Contributed by Allison Chaplick
Over the last several years, the U.S. Supreme Court has expanded the scope of retaliation claims brought under Title VII of the Civil Rights Act of 1964. Title VII prohibits an employer from discriminating against an employee who “opposed any practice” prohibited by Title VII or who “made a charge, testified, assisted, or participated in any manner in an investigation, proceeding or hearing” under Title VII. 42 U.S.C. § 2000e-3(a). These are commonly known as the “opposition clause” and the “participation clause.”

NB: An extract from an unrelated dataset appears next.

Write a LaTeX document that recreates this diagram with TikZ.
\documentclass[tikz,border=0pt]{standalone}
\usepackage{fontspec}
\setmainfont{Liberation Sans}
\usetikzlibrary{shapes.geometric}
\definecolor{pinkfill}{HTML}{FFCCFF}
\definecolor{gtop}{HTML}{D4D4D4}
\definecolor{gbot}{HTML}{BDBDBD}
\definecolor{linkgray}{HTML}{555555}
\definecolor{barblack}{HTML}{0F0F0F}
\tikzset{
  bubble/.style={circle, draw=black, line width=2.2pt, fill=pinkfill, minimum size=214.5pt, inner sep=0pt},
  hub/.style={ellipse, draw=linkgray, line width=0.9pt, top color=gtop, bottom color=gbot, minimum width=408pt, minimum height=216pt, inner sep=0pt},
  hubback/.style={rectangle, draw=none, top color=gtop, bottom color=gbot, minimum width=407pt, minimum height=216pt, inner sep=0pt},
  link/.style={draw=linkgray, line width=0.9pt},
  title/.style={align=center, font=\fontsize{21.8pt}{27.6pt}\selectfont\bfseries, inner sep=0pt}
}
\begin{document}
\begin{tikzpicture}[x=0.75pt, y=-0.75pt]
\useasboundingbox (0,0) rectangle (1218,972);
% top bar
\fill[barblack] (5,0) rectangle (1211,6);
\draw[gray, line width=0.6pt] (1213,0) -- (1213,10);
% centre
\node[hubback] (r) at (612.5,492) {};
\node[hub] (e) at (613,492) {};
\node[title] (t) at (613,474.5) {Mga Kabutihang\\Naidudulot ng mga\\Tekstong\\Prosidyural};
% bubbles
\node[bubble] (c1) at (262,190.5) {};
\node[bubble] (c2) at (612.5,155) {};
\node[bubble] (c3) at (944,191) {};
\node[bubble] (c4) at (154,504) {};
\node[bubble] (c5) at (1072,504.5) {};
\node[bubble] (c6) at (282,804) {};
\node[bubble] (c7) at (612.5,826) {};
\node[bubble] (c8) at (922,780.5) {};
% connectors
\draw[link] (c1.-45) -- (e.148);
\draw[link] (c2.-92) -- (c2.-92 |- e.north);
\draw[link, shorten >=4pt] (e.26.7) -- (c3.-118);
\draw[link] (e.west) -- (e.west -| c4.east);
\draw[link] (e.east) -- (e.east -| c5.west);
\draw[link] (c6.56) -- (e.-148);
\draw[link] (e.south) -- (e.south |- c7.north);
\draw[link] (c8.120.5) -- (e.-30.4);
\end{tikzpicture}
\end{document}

In CBOCS West v. Humphries, the U.S. Supreme Court permitted a retaliation claim brought by an employee who was complaining about discriminatory conduct aimed at another employee. This was significant because typically, the run-of-the-mill retaliation case has to do with an adverse action taken against an employee for complaining about his/her own discriminatory treatment. Then, in Crawford v. Metropolitan Gov’t., the high court held that the opposition clause afforded protection to employees who participated in an employer’s internal investigation into complaints of discrimination lodged by another employee.
These rulings lead to last week’s decision from the Northern District of Illinois in Flores Gomez v. Restaurant One Limited Partnership d/b/a Spiaggia Restaurant and Café. In this case, the plaintiff was a formaggaio, or cheese steward, at Spiaggia Restaurant in Chicago. Spiaggia’s attorneys met with several of the restaurant’s employees to investigate claims of race discrimination brought in a charge of discrimination filed with the EEOC by a former Spiaggia employee. Flores was one of the employees who met the Spiaggia’s attorneys. Seven months later,Flores was terminated for allegedly serving gratuitous wine to customers without getting a manager’s authorization to do so. Flores claimed he was terminated in retaliation for speaking with Spiaggia’s attorney.

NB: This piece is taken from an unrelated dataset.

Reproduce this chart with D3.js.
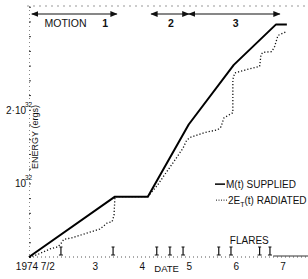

The district court noted that the Seventh Circuit had not taken a position on the issue of “whether participation in an internal investigation begun after a charge filed with the EEOC should be treated as participation in the official investigation.” Having carte blanche, the district court held that participating in an internal investigation commenced in response to an EEOC charge or Title VII lawsuit is statutorily protected activity under the “participation clause.”
This ruling is important for one reason: with more and more charges of discrimination filed these days, employers and their attorneys are justifiably engaging in the same internal investigation that Spiaggia performed to understand the allegations or form defenses to allegations of discrimination. Now, under Spiaggia, employers must be aware that for each employee who participates in an investigation is now cloaked with the protections afforded under Title VII that prohibit retaliation for engaging in protected activity.